- SET TASK -
Copy out the listing in full, exactly as written, but not its pictures.

■ ■ ■ ■ ■

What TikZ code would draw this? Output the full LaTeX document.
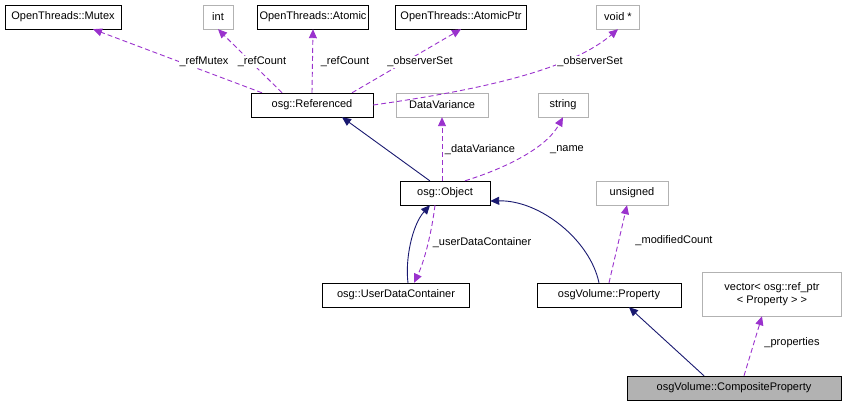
\documentclass[tikz,border=0pt]{standalone}
\usepackage{fontspec}
\setmainfont{Liberation Sans}
\usetikzlibrary{arrows.meta}
\definecolor{inh}{HTML}{191970}
\definecolor{use}{HTML}{9A32CD}
\begin{document}
\begin{tikzpicture}[x=1pt,y=-1pt,
  box/.style={draw=black,fill=white,inner sep=0pt,minimum height=24pt,font=\fontsize{11}{13}\selectfont,align=center},
  gbox/.style={box,draw=black!30},
  inhe/.style={draw=inh,line width=0.9pt,-{Triangle[length=9pt,width=8pt]}},
  usee/.style={draw=use,line width=0.9pt,dashed,dash pattern=on 5pt off 3pt,-{Triangle[length=9pt,width=8pt]}},
  lab/.style={font=\fontsize{11}{13}\selectfont,fill=white,inner sep=1pt}]
\useasboundingbox (0,0) rectangle (847,409);
\node[box,minimum width=116pt] (mutex) at (63,17) {OpenThreads::Mutex};
\node[gbox,minimum width=30pt] (int) at (218,17) {int};
\node[box,minimum width=111pt] (atomic) at (313,17) {OpenThreads::Atomic};
\node[box,minimum width=131pt] (aptr) at (461,17) {OpenThreads::AtomicPtr};
\node[gbox,minimum width=43pt] (void) at (618,17) {void *};
\node[box,minimum width=122pt] (ref) at (312,105) {osg::Referenced};
\node[gbox,minimum width=92pt] (dv) at (442,105) {DataVariance};
\node[gbox,minimum width=50pt] (str) at (563,105) {string};
\node[box,minimum width=90pt] (obj) at (445,193) {osg::Object};
\node[gbox,minimum width=72pt] (uns) at (632,193) {unsigned};
\node[box,minimum width=147pt] (udc) at (396,295) {osg::UserDataContainer};
\node[box,minimum width=144pt] (prop) at (609,295) {osgVolume::Property};
\node[gbox,minimum width=139pt,minimum height=44pt] (vec) at (772,294) {vector< osg::ref\_ptr\\< Property > >};
\node[box,fill=black!30,minimum width=214pt] (comp) at (734,388) {osgVolume::CompositeProperty};
% inheritance
\draw[inhe] (obj.north west) ++(30,0) -- ([xshift=30pt]ref.south);
\draw[inhe] ([xshift=-10pt]prop.north) .. controls (590,240) and (540,200) .. ([yshift=-8pt]obj.east);
\draw[inhe] ([xshift=-30pt]comp.north) -- ([xshift=20pt]prop.south);
\draw[inhe] ([xshift=12pt]udc.north) .. controls (405,260) and (412,225) .. ([xshift=-15pt]obj.south);
% usage
\draw[usee] ([xshift=-10pt]obj.south) .. controls (432,230) and (425,260) .. ([xshift=18pt]udc.north);
\node[lab] at (482,243) {\_userDataContainer};
\draw[usee] ([xshift=-50pt]ref.north) -- ([xshift=30pt]mutex.south);
\node[lab] at (204,62) {\_refMutex};
\draw[usee] ([xshift=-30pt]ref.north) -- (int.south);
\node[lab] at (262,62) {\_refCount};
\draw[usee] (ref.north) -- (atomic.south);
\node[lab] at (345,62) {\_refCount};
\draw[usee] ([xshift=40pt]ref.north) -- (aptr.south);
\node[lab] at (420,62) {\_observerSet};
\draw[usee] (ref.east) .. controls (480,90) and (570,70) .. (void.south);
\node[lab] at (590,62) {\_observerSet};
\draw[usee] ([xshift=-3pt]obj.north) -- (dv.south);
\node[lab] at (480,150) {\_dataVariance};
\draw[usee] ([xshift=20pt]obj.north) .. controls (500,170) and (545,150) .. (str.south);
\node[lab] at (567,150) {\_name};
\draw[usee] (prop.north) -- ([xshift=-5pt]uns.south);
\node[lab] at (674,241) {\_modifiedCount};
\draw[usee] ([xshift=10pt]comp.north) -- ([xshift=-10pt]vec.south);
\node[lab] at (792,343) {\_properties};
\end{tikzpicture}
\end{document}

■ ■ ■ ■ ■

- ANSWER TO THE TASK -
What TikZ code would draw this? Output the full LaTeX document.
\documentclass[tikz,border=0pt]{standalone}
\usepackage{fontspec}
\setmainfont{Liberation Sans}
\usetikzlibrary{arrows.meta}
\definecolor{inh}{HTML}{191970}
\definecolor{use}{HTML}{9A32CD}
\begin{document}
\begin{tikzpicture}[x=1pt,y=-1pt,
  box/.style={draw=black,fill=white,inner sep=0pt,minimum height=24pt,font=\fontsize{11}{13}\selectfont,align=center},
  gbox/.style={box,draw=black!30},
  inhe/.style={draw=inh,line width=0.9pt,-{Triangle[length=9pt,width=8pt]}},
  usee/.style={draw=use,line width=0.9pt,dashed,dash pattern=on 5pt off 3pt,-{Triangle[length=9pt,width=8pt]}},
  lab/.style={font=\fontsize{11}{13}\selectfont,fill=white,inner sep=1pt}]
\useasboundingbox (0,0) rectangle (847,409);
\node[box,minimum width=116pt] (mutex) at (63,17) {OpenThreads::Mutex};
\node[gbox,minimum width=30pt] (int) at (218,17) {int};
\node[box,minimum width=111pt] (atomic) at (313,17) {OpenThreads::Atomic};
\node[box,minimum width=131pt] (aptr) at (461,17) {OpenThreads::AtomicPtr};
\node[gbox,minimum width=43pt] (void) at (618,17) {void *};
\node[box,minimum width=122pt] (ref) at (312,105) {osg::Referenced};
\node[gbox,minimum width=92pt] (dv) at (442,105) {DataVariance};
\node[gbox,minimum width=50pt] (str) at (563,105) {string};
\node[box,minimum width=90pt] (obj) at (445,193) {osg::Object};
\node[gbox,minimum width=72pt] (uns) at (632,193) {unsigned};
\node[box,minimum width=147pt] (udc) at (396,295) {osg::UserDataContainer};
\node[box,minimum width=144pt] (prop) at (609,295) {osgVolume::Property};
\node[gbox,minimum width=139pt,minimum height=44pt] (vec) at (772,294) {vector< osg::ref\_ptr\\< Property > >};
\node[box,fill=black!30,minimum width=214pt] (comp) at (734,388) {osgVolume::CompositeProperty};
% inheritance
\draw[inhe] (obj.north west) ++(30,0) -- ([xshift=30pt]ref.south);
\draw[inhe] ([xshift=-10pt]prop.north) .. controls (590,240) and (540,200) .. ([yshift=-8pt]obj.east);
\draw[inhe] ([xshift=-30pt]comp.north) -- ([xshift=20pt]prop.south);
\draw[inhe] ([xshift=12pt]udc.north) .. controls (405,260) and (412,225) .. ([xshift=-15pt]obj.south);
% usage
\draw[usee] ([xshift=-10pt]obj.south) .. controls (432,230) and (425,260) .. ([xshift=18pt]udc.north);
\node[lab] at (482,243) {\_userDataContainer};
\draw[usee] ([xshift=-50pt]ref.north) -- ([xshift=30pt]mutex.south);
\node[lab] at (204,62) {\_refMutex};
\draw[usee] ([xshift=-30pt]ref.north) -- (int.south);
\node[lab] at (262,62) {\_refCount};
\draw[usee] (ref.north) -- (atomic.south);
\node[lab] at (345,62) {\_refCount};
\draw[usee] ([xshift=40pt]ref.north) -- (aptr.south);
\node[lab] at (420,62) {\_observerSet};
\draw[usee] (ref.east) .. controls (480,90) and (570,70) .. (void.south);
\node[lab] at (590,62) {\_observerSet};
\draw[usee] ([xshift=-3pt]obj.north) -- (dv.south);
\node[lab] at (480,150) {\_dataVariance};
\draw[usee] ([xshift=20pt]obj.north) .. controls (500,170) and (545,150) .. (str.south);
\node[lab] at (567,150) {\_name};
\draw[usee] (prop.north) -- ([xshift=-5pt]uns.south);
\node[lab] at (674,241) {\_modifiedCount};
\draw[usee] ([xshift=10pt]comp.north) -- ([xshift=-10pt]vec.south);
\node[lab] at (792,343) {\_properties};
\end{tikzpicture}
\end{document}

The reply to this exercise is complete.